** What you have to do **
Scan the lines below; pull out those with "that".

** Data extract **
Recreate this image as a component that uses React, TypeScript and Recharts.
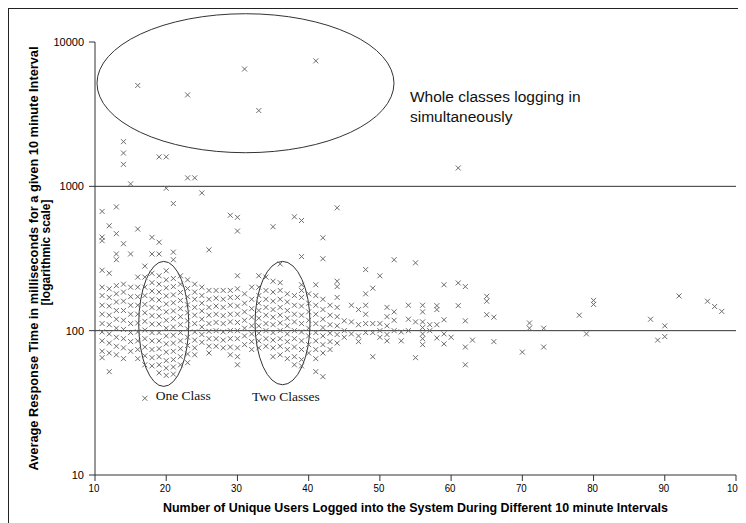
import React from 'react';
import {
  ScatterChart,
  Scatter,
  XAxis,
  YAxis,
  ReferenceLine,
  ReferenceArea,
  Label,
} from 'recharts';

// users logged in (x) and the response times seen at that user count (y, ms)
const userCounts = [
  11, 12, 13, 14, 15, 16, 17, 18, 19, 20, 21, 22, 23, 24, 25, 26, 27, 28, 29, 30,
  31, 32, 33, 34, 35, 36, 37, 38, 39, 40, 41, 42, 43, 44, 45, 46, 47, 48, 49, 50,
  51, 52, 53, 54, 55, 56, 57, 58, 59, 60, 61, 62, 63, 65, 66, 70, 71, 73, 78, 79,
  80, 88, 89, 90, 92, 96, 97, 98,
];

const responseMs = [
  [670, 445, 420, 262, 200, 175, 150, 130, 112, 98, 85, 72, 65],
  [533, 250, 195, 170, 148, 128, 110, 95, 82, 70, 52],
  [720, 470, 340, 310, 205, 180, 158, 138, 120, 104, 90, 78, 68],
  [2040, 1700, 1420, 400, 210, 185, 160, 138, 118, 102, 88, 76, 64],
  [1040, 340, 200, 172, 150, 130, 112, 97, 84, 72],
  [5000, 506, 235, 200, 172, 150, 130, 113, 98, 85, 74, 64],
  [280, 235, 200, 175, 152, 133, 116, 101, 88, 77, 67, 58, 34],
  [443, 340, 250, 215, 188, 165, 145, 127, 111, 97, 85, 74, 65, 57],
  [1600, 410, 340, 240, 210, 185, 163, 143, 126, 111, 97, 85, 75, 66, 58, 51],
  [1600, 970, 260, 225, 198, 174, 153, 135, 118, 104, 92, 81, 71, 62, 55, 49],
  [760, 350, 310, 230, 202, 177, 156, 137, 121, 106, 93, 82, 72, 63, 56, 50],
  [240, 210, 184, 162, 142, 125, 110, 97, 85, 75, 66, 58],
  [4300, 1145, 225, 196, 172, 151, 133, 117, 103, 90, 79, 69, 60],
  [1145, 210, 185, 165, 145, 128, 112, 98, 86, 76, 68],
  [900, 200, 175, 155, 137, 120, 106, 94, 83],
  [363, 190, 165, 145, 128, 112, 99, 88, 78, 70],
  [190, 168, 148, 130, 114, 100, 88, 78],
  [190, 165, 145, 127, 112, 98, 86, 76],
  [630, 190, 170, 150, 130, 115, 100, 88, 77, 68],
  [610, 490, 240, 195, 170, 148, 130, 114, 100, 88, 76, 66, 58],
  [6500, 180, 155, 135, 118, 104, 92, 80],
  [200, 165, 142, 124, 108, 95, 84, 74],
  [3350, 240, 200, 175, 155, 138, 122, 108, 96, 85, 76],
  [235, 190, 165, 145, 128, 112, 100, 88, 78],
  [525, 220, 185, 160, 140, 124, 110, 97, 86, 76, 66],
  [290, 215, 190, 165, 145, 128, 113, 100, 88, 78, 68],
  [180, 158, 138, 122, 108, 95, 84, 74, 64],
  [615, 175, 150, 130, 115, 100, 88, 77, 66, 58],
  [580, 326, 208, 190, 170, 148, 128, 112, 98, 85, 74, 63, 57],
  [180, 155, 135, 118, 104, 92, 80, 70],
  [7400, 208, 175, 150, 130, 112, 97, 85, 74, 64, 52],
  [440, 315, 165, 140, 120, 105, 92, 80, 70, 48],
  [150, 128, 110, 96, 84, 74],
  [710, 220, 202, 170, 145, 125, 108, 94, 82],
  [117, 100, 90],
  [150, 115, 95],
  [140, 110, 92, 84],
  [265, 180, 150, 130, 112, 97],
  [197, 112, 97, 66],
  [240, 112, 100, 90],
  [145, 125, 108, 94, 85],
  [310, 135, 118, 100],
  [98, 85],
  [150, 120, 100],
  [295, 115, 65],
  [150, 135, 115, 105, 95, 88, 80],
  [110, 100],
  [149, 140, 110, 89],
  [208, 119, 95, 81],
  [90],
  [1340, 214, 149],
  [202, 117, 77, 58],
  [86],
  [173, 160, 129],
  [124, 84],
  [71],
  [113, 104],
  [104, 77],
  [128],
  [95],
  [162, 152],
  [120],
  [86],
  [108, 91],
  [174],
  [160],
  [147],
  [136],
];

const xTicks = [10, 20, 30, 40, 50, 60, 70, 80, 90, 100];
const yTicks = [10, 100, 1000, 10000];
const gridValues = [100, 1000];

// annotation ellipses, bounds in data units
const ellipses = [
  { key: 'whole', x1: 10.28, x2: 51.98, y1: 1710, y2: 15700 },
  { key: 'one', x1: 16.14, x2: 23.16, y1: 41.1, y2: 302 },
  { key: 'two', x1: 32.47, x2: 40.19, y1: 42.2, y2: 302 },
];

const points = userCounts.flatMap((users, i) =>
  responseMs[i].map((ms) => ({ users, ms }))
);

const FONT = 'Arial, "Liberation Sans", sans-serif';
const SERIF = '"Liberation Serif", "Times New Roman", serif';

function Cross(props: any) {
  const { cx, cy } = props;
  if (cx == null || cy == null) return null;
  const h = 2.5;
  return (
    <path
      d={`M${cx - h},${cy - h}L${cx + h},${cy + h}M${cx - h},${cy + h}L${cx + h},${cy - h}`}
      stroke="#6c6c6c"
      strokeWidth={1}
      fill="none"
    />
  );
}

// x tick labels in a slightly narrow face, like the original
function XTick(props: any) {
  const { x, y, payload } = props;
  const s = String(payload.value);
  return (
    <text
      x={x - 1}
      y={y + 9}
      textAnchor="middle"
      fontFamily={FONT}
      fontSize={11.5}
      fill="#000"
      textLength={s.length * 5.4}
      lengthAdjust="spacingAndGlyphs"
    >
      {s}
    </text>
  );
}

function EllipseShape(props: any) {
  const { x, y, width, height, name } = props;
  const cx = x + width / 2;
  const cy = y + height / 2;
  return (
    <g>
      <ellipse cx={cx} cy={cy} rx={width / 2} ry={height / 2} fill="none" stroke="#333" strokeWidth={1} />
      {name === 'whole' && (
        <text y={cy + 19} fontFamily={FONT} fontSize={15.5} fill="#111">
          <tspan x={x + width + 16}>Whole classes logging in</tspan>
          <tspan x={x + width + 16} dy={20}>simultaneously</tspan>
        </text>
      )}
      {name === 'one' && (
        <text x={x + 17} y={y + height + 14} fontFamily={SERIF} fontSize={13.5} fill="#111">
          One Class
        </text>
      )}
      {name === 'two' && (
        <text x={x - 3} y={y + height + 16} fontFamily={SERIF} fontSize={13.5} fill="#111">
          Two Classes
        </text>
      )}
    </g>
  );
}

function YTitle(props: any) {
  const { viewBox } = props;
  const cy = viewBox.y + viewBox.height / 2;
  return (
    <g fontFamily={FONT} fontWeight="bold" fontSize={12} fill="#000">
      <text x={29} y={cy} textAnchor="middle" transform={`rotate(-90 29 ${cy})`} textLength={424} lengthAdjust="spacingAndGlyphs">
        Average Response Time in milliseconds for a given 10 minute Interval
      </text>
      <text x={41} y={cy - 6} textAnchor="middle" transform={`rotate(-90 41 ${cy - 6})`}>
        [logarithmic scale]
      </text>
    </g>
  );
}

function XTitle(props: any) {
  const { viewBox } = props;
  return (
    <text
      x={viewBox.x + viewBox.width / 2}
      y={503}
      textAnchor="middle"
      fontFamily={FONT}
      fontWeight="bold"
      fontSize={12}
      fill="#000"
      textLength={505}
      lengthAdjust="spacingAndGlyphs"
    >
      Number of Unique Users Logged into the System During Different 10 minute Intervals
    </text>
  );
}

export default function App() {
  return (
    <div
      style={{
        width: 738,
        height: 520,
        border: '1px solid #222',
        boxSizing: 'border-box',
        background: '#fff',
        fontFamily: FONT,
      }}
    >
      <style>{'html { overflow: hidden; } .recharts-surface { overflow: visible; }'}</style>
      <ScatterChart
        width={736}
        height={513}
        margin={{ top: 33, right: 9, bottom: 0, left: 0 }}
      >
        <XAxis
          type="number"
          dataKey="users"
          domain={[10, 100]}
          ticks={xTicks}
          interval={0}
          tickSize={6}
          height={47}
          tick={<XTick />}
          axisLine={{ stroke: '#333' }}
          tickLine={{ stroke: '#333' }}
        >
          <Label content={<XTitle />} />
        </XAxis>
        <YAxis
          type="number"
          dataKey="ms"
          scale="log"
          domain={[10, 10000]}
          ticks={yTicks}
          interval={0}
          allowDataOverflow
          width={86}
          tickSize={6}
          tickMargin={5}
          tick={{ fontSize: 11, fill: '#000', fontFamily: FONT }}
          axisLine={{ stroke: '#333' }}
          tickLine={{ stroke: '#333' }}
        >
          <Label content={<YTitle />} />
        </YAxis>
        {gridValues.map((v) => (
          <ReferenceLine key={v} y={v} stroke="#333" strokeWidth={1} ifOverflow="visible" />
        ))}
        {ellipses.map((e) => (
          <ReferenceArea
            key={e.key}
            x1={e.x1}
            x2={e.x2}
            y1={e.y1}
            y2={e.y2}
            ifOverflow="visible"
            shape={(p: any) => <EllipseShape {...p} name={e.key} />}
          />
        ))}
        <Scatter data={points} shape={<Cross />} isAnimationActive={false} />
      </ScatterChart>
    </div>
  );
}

** Answer in full **
Recreate this image as a component that uses React, TypeScript and Recharts.
// users logged in (x) and the response times seen at that user count (y, ms)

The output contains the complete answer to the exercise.